Yesterday he called DNOS, who took his call inadvertently. She was polite, as only she can be, and short. He was offended, but when he told me about it, I reminded him that she has not forgiven him and he shouldn’t have expected much. Her staying on the line even was something of an olive branch for her, a brittle one, but a branch.

“He’d been drinking,” she told him.

I tried to call him last night. Left two messages and another this morning before he called me back. I wasn’t feeling well. I hadn’t slept much, worrying about him. When I heard his voice, I could see why DNOS thought he’d been drinking but it sounded more like Ativan than wine to me. It’s a bit sad that I can tell the difference between the demon drink and the overly medicated, but there you go.
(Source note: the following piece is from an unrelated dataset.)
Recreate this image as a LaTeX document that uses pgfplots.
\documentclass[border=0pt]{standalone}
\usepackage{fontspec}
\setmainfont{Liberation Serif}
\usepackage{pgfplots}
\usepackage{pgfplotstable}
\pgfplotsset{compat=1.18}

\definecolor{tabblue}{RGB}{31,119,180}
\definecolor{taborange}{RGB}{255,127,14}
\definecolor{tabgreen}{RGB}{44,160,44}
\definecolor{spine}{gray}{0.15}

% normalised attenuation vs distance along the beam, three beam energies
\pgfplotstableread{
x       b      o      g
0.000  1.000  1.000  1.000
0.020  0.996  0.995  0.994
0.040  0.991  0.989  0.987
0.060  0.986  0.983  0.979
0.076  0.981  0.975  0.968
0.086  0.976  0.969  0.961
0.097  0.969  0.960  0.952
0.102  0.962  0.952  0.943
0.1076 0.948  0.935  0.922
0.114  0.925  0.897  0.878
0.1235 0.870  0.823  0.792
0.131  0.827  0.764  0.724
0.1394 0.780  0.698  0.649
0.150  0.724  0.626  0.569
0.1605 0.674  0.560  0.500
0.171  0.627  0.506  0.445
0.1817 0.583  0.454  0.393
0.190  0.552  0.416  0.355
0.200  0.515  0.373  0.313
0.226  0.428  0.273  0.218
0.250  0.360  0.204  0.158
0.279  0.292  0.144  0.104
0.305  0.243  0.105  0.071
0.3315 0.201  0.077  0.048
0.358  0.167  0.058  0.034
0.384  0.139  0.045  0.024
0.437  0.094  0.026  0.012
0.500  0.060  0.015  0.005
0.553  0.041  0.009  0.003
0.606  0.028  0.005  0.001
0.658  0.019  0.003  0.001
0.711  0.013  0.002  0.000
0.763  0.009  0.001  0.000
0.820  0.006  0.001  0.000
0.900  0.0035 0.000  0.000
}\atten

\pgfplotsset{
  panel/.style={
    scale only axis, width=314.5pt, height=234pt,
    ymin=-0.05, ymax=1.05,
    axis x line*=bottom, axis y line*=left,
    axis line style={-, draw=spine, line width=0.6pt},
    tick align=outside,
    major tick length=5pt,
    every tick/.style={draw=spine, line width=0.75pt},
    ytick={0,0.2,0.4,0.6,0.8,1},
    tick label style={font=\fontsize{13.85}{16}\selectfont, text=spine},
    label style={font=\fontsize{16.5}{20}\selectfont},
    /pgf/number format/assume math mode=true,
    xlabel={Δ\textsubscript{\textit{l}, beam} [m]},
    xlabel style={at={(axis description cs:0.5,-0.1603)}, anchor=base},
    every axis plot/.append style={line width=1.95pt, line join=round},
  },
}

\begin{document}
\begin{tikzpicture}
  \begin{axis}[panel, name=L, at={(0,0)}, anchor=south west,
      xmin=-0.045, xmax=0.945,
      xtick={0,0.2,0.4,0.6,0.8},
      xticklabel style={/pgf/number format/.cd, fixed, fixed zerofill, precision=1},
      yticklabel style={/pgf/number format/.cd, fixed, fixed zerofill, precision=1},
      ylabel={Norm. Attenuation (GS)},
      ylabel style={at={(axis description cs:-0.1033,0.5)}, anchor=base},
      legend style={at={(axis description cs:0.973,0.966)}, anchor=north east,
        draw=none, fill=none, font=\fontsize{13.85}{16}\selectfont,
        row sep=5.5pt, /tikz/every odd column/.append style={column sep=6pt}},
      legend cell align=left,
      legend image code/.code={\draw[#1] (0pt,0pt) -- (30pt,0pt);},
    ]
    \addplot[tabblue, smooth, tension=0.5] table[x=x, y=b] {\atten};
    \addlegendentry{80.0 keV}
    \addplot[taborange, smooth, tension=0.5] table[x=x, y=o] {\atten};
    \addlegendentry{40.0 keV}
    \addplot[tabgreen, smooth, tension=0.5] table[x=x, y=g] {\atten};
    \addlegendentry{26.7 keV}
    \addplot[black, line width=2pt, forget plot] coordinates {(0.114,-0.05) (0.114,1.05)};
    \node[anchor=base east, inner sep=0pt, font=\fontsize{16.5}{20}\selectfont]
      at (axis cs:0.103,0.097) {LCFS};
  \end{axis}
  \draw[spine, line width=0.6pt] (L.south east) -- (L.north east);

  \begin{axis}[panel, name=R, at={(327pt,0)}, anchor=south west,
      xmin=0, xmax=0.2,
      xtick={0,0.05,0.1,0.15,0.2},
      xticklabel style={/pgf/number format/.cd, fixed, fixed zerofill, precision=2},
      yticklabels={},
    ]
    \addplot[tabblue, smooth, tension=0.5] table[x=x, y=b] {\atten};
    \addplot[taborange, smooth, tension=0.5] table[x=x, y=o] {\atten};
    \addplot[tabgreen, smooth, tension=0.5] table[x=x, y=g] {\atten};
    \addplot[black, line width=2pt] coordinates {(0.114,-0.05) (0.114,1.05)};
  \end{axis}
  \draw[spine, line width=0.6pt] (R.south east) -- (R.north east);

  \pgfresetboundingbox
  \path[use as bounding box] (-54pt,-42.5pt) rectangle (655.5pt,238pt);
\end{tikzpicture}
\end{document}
“I’m going to fight this,” he said. “They’re threatening my family and my finances and it’s wrong. I am going to occupy my own home.”
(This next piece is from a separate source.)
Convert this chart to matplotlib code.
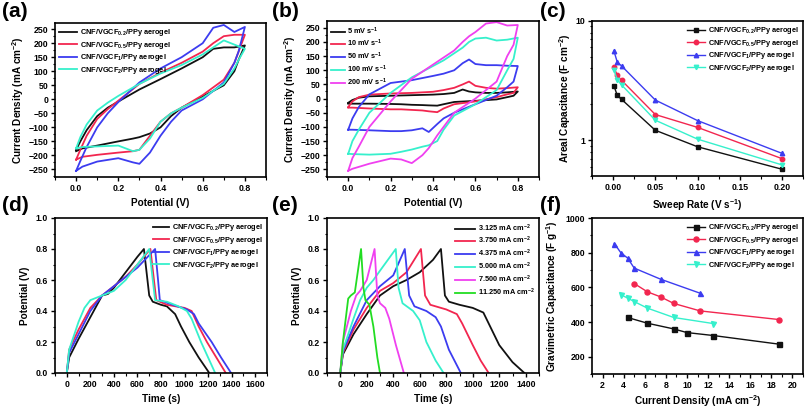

CB is quite taken with the Occupy movement and the notion of the 99%. I guess that is my fault for posting so much about it on Facebook and putting ideas into his head. Frankly, I don’t think that it’s every really been different from it is now in terms of where the wealth and power were concentrated. It’s just that since WWII, the 99% has been bought off with the idea of upward mobility and the notion that anyone can live the good, or at least the better, life. They blinded us with stuff and made it easy for us to acquire, but they can’t do that anymore and people are awake again to the fact that life mostly is hard work, sacrifice and it can really suck. They knew that back in the day. That’s why unions came into being and some decent politicians figured out ways to pass laws to protect workers and put curbs on corporations and banks. I have real doubts that anyone will do anything like that for the 99% again.

He was calmer and less interested in trying to come up with a way out of his dilemma today than he was when I spoke to him two days ago. He sounded defeated and a bit off.

“I was on the internet last night, looking up those other CB’s*. I don’t know who they think they are, taking my identity. I’m CB. They aren’t me,” he said.

He talked a bit about DNOS,

“She didn’t want to take time to talk with me. But whatever. She sounded good. Like she is in a good place in life. I wish her the best and I really do love her.”

Then he talked about fighting and occupying again and how he lived a good life and wasn’t worried about what would happen. If it all ended, he was okay with that. It occurred to me at this point that he might be saying goodbye and I became a little more convinced of this when it was he who ended our conversation by wishing me a good day.

“You have a good guy,” he said. “I’m glad you found someone again. He seems like he has it all together. I’m happy for you. You have a good day now. I love you.”

“I love you too,” I said. “I’ll talk to you soon.”

“Sure.”

And that was it. I don’t know if I will hear from him again.

*CB can be a bit delusional when he’s in this mode. People write him off as a drunk with anger management issues, but they did that with Will during that year before he was diagnosed with his illness. It’s easy to mistake real mental issues for substance abuse problems because people tend to turn to alcohol when they begin experiencing symptoms in an attempt to “medicate” themselves. I don’t think they realize that they are doing it and I don’t think those around them do either. I am perhaps more sensitive to this than others given my history, but I also spent more than my fair share of my teaching career working with kids who suffered from mental health issues – some quite severe. You don’t easily forget when you’ve known people who are not right in thought due to illness.